The genre tanked the overall Television category as well, with TV filming in general dropping in LA by 27.7 percent. Some of the shows filmed in Los Angeles this quarter included “American Idol” (ABC), “John Mulaney Presents: Everybody’s in LA” (Netflix), “90 Day Fiance” (TLC), “The Golden Bachelorette” (ABC), “The Real Housewives of Beverly Hills” (Bravo), and “Selling Sunset” (Netflix).
This doesn’t mean reality TV is dead — production is down, yes, but some of it may have just been moved up in the workflow. Last fall when the strikes were in full swing, Los Angeles produced virtually nothing but reality shows and unscripted series.
Other factors impacting overall production days include a cut in content spend (goodbye Peak TV!), and corporate consolidation (hello Paramount-Skydance!), which results in fewer buyers of said content.
Scripted television is generally doing fine in terms of shoot days — they were pretty stable with the prior quarter, and each up roughly 100 percent compared to the prior year when the writers strike was underway.

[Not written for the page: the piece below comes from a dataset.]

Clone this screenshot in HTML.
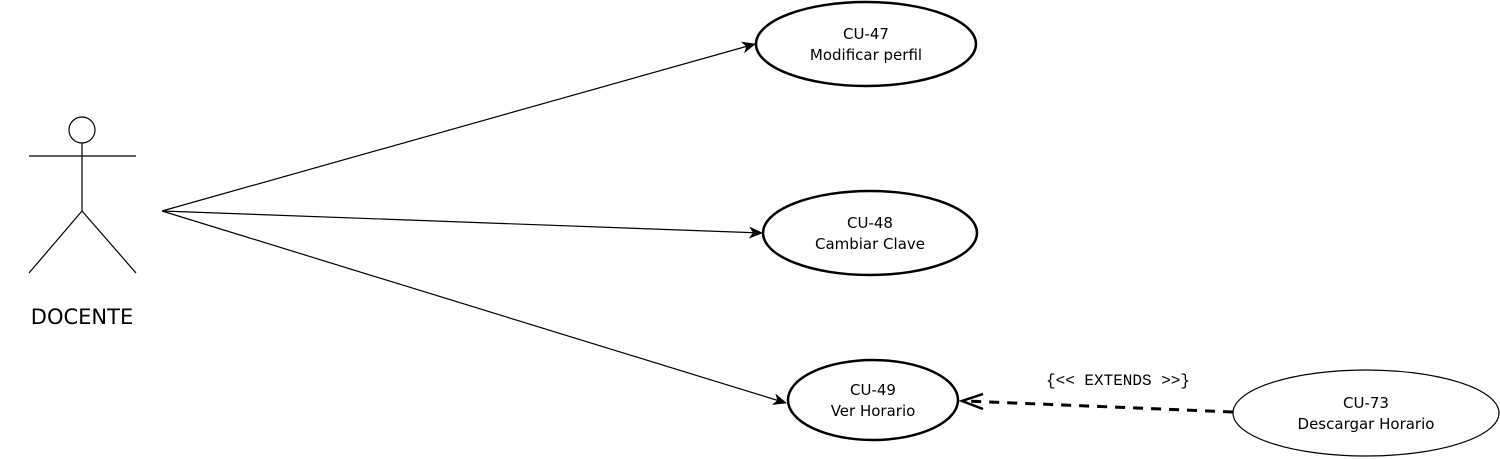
<!DOCTYPE html>
<html><head><style>html,body{margin:0;padding:0;background:#fff;}svg{display:block}</style></head>
<body>
<svg width="1500" height="459" viewBox="0 0 1500 459" xmlns="http://www.w3.org/2000/svg" font-family="'DejaVu Sans','Liberation Sans',sans-serif">
<defs>
<marker id="a" markerWidth="14" markerHeight="12" refX="13" refY="6" orient="auto" markerUnits="userSpaceOnUse">
<path d="M0,0 L14,6 L0,12 L4,6 Z" fill="#000"/>
</marker>
</defs>
<g stroke="#000" stroke-width="1.2" fill="none">
<circle cx="82" cy="130" r="13"/>
<line x1="29" y1="156" x2="136" y2="156"/>
<line x1="82" y1="143" x2="82" y2="211"/>
<line x1="82" y1="211" x2="29" y2="273"/>
<line x1="82" y1="211" x2="136" y2="273"/>
<line x1="162" y1="211" x2="755" y2="44" marker-end="url(#a)"/>
<line x1="162" y1="211" x2="762" y2="233" marker-end="url(#a)"/>
<line x1="162" y1="211" x2="786" y2="403" marker-end="url(#a)"/>
</g>
<text x="82" y="324" font-size="21" text-anchor="middle">DOCENTE</text>
<g stroke="#000" stroke-width="2.5" fill="#fff">
<ellipse cx="866" cy="44" rx="110" ry="42"/>
<ellipse cx="870" cy="233" rx="107" ry="42"/>
<ellipse cx="873" cy="400" rx="85" ry="40"/>
</g>
<ellipse cx="1366" cy="413" rx="133" ry="43" stroke="#000" stroke-width="1.2" fill="#fff"/>
<line x1="1233" y1="412" x2="966" y2="401" stroke="#000" stroke-width="3" stroke-dasharray="10,8"/>
<polyline points="983,394 962,401 983,409" stroke="#000" stroke-width="2.5" fill="none"/>
<text x="1118" y="385" font-size="16" text-anchor="middle" font-family="'Liberation Mono',monospace">{&lt;&lt; EXTENDS &gt;&gt;}</text>
<g font-size="15" text-anchor="middle">
<text x="866" y="39">CU-47</text><text x="866" y="60">Modificar perfil</text>
<text x="870" y="228">CU-48</text><text x="870" y="249">Cambiar Clave</text>
<text x="873" y="395">CU-49</text><text x="873" y="416">Ver Horario</text>
<text x="1366" y="408">CU-73</text><text x="1366" y="429">Descargar Horario</text>
</g>
</svg>
</body></html>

“Streaming content spend is down, and Los Angeles and its many global competitors are still reeling from post-strike paralysis,” FilmLA’s communications chief Philip Sokoloski said in a statement. “Workers in this industry, wherever they are based, are seeing fewer opportunities amid ongoing labor negotiations in an era of content contraction.”
At the very end of the quarter, IATSE had some good news for all of us. The group reached a tentative deal with the studios and will reveal the ratification results on Thursday. The Teamsters, meanwhile, are still far apart on an agreement. They are also running short on time — that deadline for a deal is July 31.
“Given that there was a double strike in effect in late 2023, it’s likely the rest of this year will look better — on paper,” Sokoloski said. “An authentic production lift is also possible, pending successful contract negotiations. If we see new content investment, it will be cautious and measured, and the gains will be globally distributed.”